I think a lot about those two older guys I met at Providence last year. I remember cheering them on as they finished. Even though between the two of them their marathons numbered in the hundreds, the smiles on their faces were as big as the smiles on the faces of every other finisher that day. I think about all every runner I've known has endured while pursuing their own particular versions of happiness.   

Before Providence, I always associated the word “endure” with a spectrum of negatives, like boredom, pain, abuse.

The Providence Marathon, and the folks I met while running it, gave me a new perspective on endurance. I saw lots of runners, joggers, walkers, limpers out there that day. They saw me too. We didn’t have long conversations or anything. In some cases, our communication wasn’t much more than a nod or a thumbs-up, maybe a grunt every now and then. 
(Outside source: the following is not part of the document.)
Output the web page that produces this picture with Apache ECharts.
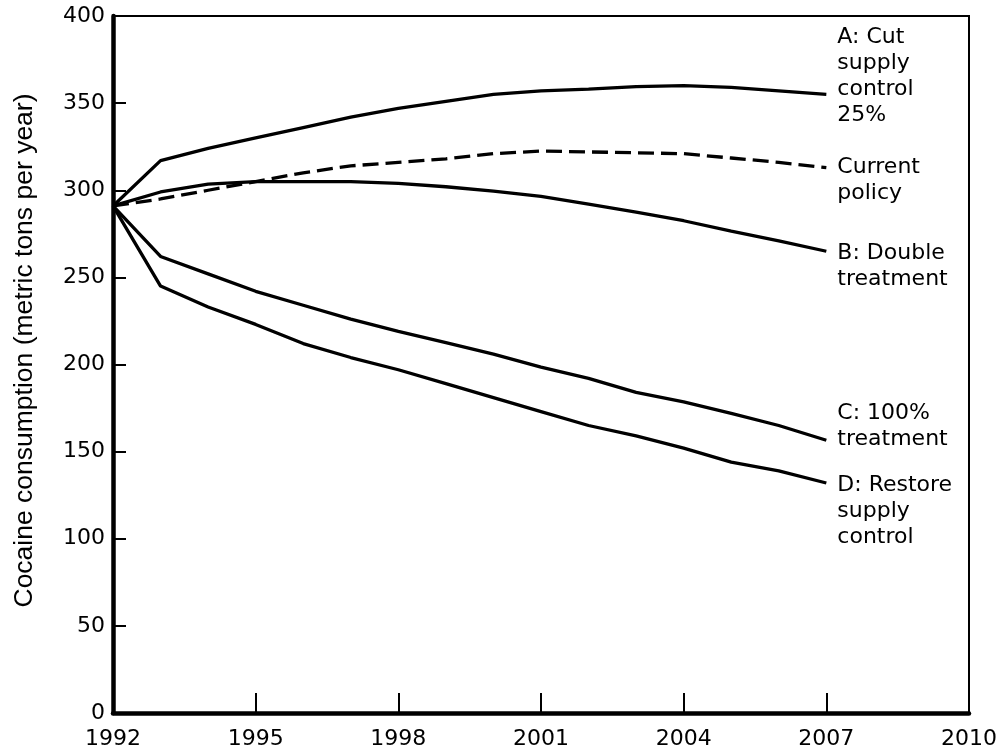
<!DOCTYPE html>
<html>
<head>
<meta charset="utf-8">
<script src="https://cdn.jsdelivr.net/npm/echarts@6/dist/echarts.min.js"></script>
<style>
  html, body { margin: 0; padding: 0; background: #fff; }
  #chart { width: 1008px; height: 753px; }
</style>
</head>
<body>
<div id="chart"></div>
<script>
// years along the x axis
const years = [1992, 1993, 1994, 1995, 1996, 1997, 1998, 1999, 2000, 2001, 2002, 2003, 2004, 2005, 2006, 2007];

// cocaine consumption, metric tons per year
const cutSupply25 = [291, 317, 324, 330, 336, 342, 347, 351, 355, 357, 358, 359.5, 360, 359, 357, 355];
const currentPolicy = [291, 295, 300, 305, 310, 314, 316, 318, 321, 322.5, 322, 321.5, 321, 318.5, 316, 313];
const doubleTreatment = [291, 299, 303.5, 305, 305, 305, 304, 302, 299.5, 296.5, 292, 287.5, 282.5, 276.5, 271, 265];
const fullTreatment = [291, 262, 252, 242, 234, 226, 219, 212.5, 206, 198.5, 192, 184, 178.5, 172, 165, 156.5];
const restoreSupply = [291, 245, 233, 223, 212, 204, 197, 189, 181, 173, 165, 159, 152, 144, 139, 132];

// end-of-line labels
const labelA = "A: Cut\nsupply\ncontrol\n25%";
const labelCurrent = "Current\npolicy";
const labelB = "B: Double\ntreatment";
const labelC = "C: 100%\ntreatment";
const labelD = "D: Restore\nsupply\ncontrol";

const FONT = "'DejaVu Sans', Verdana, sans-serif";
const TITLE_FONT = "'Liberation Sans', Arial, Helvetica, sans-serif";

const pairs = (vals) => years.map((y, i) => [y, vals[i]]);

const makeSeries = (name, vals, text, dy, dashed) => ({
  name: name,
  type: "line",
  data: pairs(vals),
  symbol: "none",
  smooth: false,
  lineStyle: {
    color: "#000",
    width: 3.3,
    type: dashed ? [16, 7] : "solid",
  },
  endLabel: {
    show: true,
    formatter: () => text,
    color: "#000",
    fontFamily: FONT,
    fontSize: 22,
    lineHeight: 26,
    align: "left",
    verticalAlign: "top",
    distance: 11,
    offset: [0, dy],
  },
  z: 3,
});

const chart = echarts.init(document.getElementById("chart"), null, { renderer: "canvas" });

const option = {
  animation: false,
  backgroundColor: "#fff",
  grid: {
    left: 113,
    right: 39,
    top: 16,
    bottom: 40,
    show: true,
    borderColor: "#000",
    borderWidth: 2,
    backgroundColor: "transparent",
  },
  xAxis: {
    type: "value",
    min: 1992,
    max: 2010,
    interval: 3,
    axisLine: { show: true, onZero: false, lineStyle: { color: "#000", width: 4.5 } },
    axisTick: { show: true, inside: true, length: 20, lineStyle: { color: "#000", width: 2 } },
    splitLine: { show: false },
    axisLabel: {
      color: "#000",
      fontFamily: FONT,
      fontSize: 22,
      margin: 15,
      showMinLabel: true,
      showMaxLabel: true,
      formatter: (v) => String(v),
    },
  },
  yAxis: {
    type: "value",
    min: 0,
    max: 400,
    interval: 50,
    name: "Cocaine consumption (metric tons per year)",
    nameLocation: "middle",
    nameGap: 75,
    nameRotate: 90,
    nameTextStyle: {
      color: "#000",
      fontFamily: TITLE_FONT,
      fontSize: 26.5,
      padding: [0, 0, 0, 28],
    },
    axisLine: { show: true, lineStyle: { color: "#000", width: 4.5 } },
    axisTick: { show: true, inside: true, length: 13, lineStyle: { color: "#000", width: 2 } },
    splitLine: { show: false },
    axisLabel: {
      color: "#000",
      fontFamily: FONT,
      fontSize: 22,
      margin: 8,
    },
  },
  series: [
    makeSeries("A", cutSupply25, labelA, -70, false),
    makeSeries("Current policy", currentPolicy, labelCurrent, -13, true),
    makeSeries("B", doubleTreatment, labelB, -11, false),
    makeSeries("C", fullTreatment, labelC, -40, false),
    makeSeries("D", restoreSupply, labelD, -11, false),
  ],
};

chart.setOption(option);
</script>
</body>
</html>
But now, when I think endurance I think something different. I think of sharp shooters and of who I do not want to be. I think of how life ends way too quickly. I picture weathered skin and squinting laughing eyes. I think of small kindnesses and big pictures. I imagine rising up to face challenges, one step at a time -- on roads, in classrooms, at the keyboard.  

A whole lot of hooey? Maybe. 

We all live within narratives we’ve at least partially created for ourselves. For now, my idea of endurance is part of mine. Last week I ran marathon number 16. The creaks and aches, what few there were, have passed. My legs are again alive and kicking. That finish line smile? It’s still here too. What can I say, other than what's true for me right now? I endure.